According to TDN’s current 2022 NFL Draft rankings, a player like Boise State wide receiver Khalil Shakir – who ranks 72nd overall – could be on the board when the Bears are on the clock in the third round. He’s the kind of talent Eberflus alluded to; he can start right away as a rookie and would be incredible value on day two.
The NFL Draft is always more fun when your favorite team has a first-round pick, and for Bears fans, the first night of the 2022 NFL Draft will be anti-climactic, barring an unexpected trade into the first round. But if recent history indicates what matters most to this team, it’s the picks that occur after the first 32 that have the most meaning.
If we put 2021’s first-round pick Justin Fields in his own bucket, the Bears haven’t had much luck with first-rounders. In fact, they didn’t have any in 2019 and 2020 following the Khalil Mack trade, and their stretch of first-round players from 2015 to 2017 included wide receiver Kevin White, edge rusher Leonard Floyd, and quarterback Mitch Trubisky. All three were busts in Chicago. The best, most recent, first-round player is linebacker Roquan Smith, but he’s one first-round pick in the last six non-Fields first rounds that positively impacted the team.
Maybe the Bears’ failures in the first round are why they’ve only been to the playoffs twice in the last eleven years. Perhaps former General Manager Ryan Pace did more harm than good by trading two first-round picks for Mack at the start of the 2018 season. But none of that matters in 2022, the first year with Eberflus and General Manager Ryan Poles at the wheel. Fortunately for Chicago’s most important power players, this year’s draft will give them a chance to impact the roster even without a first-round pick in their arsenal.
It’s something of a best-case scenario for Poles and Eberflus. While expectations remain high for the draft, there isn’t nearly as much pressure as what comes along with making a first-round pick. Team draft classes are often judged by whether a first-rounder becomes a star. Hits on days two and three are icing on the cake; a bonus prize. It’s a foolish way to judge a general manager’s performance, but it’s the nature of the beast. In his first draft on the job, Poles won’t face that beast.
This isn’t to suggest there’s no pressure on the Bears. Eberflus set the bar high; he’s expecting the Bears to land three starters this month. That’s a tall order to fill and one that usually doesn’t happen. It doesn’t mean it’s impossible, however.

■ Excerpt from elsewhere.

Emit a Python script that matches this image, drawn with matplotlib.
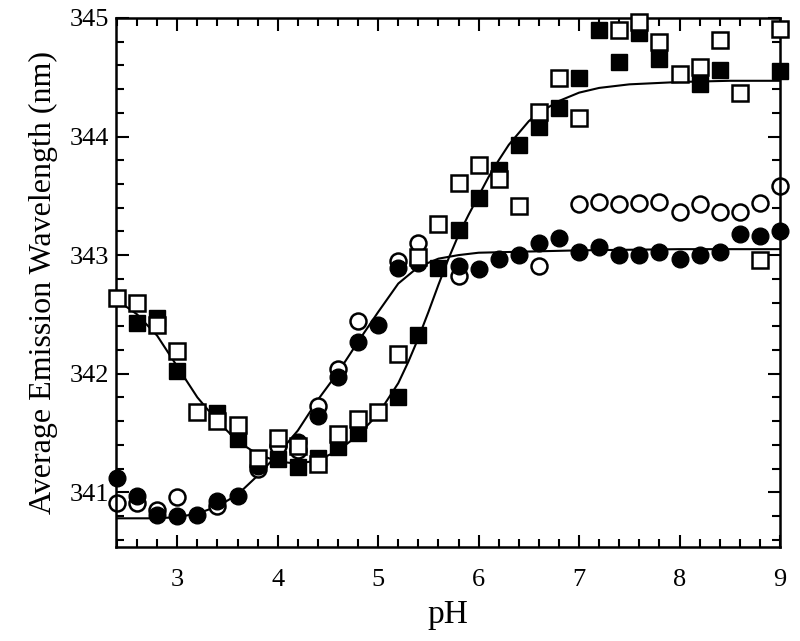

The 2020 NFL Draft produced two Bears starters in the second round: cornerback Jaylon Johnson and tight end Cole Kmet. Chicago didn’t have another pick that year until the fifth round. The Bears landed running back David Montgomery in the third round of the 2019 draft (their first selection in that draft); it didn’t take long before he ascended to the top of the depth chart. Guard James Daniels and wide receiver Anthony Miller were a pair of second-rounders in 2018. Despite Miller’s bizarre career path, both draft picks were key contributors in their first seasons. None of those draft classes were as deep as this year’s, so it’s reasonable to be optimistic about the Bears’ potential draft haul.
It’s obvious that the 2022 NFL Draft is, and has been, a huge variable in the Bears’ offseason plan. Chicago hasn’t been as active in free agency as many expected. They haven’t added big-name upgrades around Fields or opened the checkbook for a star player on defense. Instead, Poles has been calculated and targeted with his moves, and it makes more sense now.
The Bears are banking on the NFL Draft to produce those upgrades – three instant starters – in 2022. The best teams build through the draft, and it’s what Chicago is hinging their immediate and long-term outlook on this year.